A memory Howells shared was the opportunity to teach as a lab student once a week for classes English 101 or ENG 315. In thought of a meaningful experience that stood out to her, she shared, “It was my first semester as a lab student. I was working with an English 315 student, and partly through the semester I got an email from the teacher saying that they had noticed a big improvement in their students’ papers.” The professor further noted that whatever Howells was teaching was making a difference in the student’s progress which inspired Howells to continue.
Howells earned her associate degree from University of Utah Valley in high school and has taught in Japan on her internship with Mikuni, a BYUH integrated private college. She said most of the students at Mikuni are applying to the English program so they are working on their English proficiency to get accepted into the colleges they want in the U.S.
Howells has been a Reading and Writing Center tutor for the past two and a half years with an emphasis in reading. “It doesn’t feel like a student job at this point. It’s exactly the type of experience I need for my field,” Howells expressed.
“There are so many good students here. They are part of the reason I fell in love with it, and now part of the reason why I want to go experience their [Japan] now. While I was there on my internship I fell in love with the food and the culture and it’s a great place to have work experience too.” She said she also wants to learn a new language.
Although the tasks initially appear daunting to teach, Howells explained she strives to be a facilitator in transferring content to the students and expressed her confidence in their abilities.
“Most of the people that come in to get tutored by me already know so much, they just don’t realize it.

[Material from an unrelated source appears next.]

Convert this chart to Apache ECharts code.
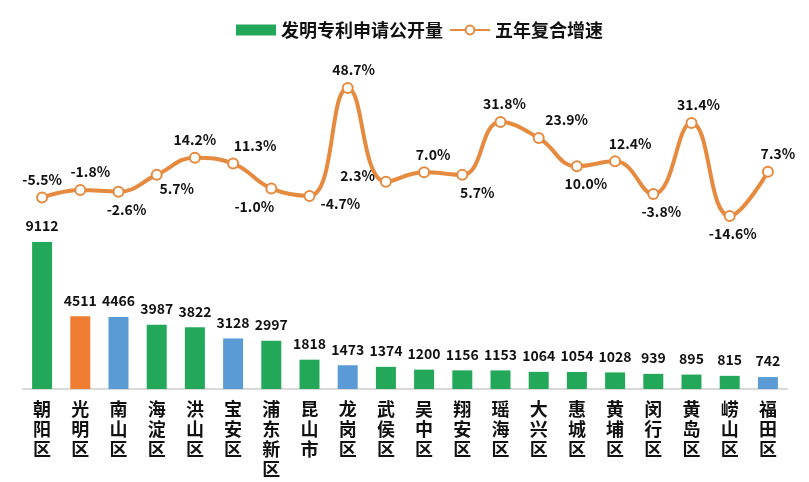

So that is my favorite thing, saying, ‘What don’t you know, let me fill it in’. But all the progress they make is them. That’s why I loved it so much, because it’s their accomplishment, I’m just there to help them realize that,” Howells said.
“I’ve learned to be a better collaborator and working with individuals. I’ve also learned that you can make a lot of progress. It’s motivating for me to see where a person can start and where they can finish at the end of a semester.
“Opportunities and abilities differ. I believe that in the pursuit of education, individual desire is more influential than institution, and personal faith more forceful than faculty.”
Howells agreed as she has previously remarked, “It’s a testament to what you can do because not everybody is that interested in writing or reading, but they can make a lot of progress. It’s different for them where they are and that’s okay, as long as you are making progress from wherever you started.”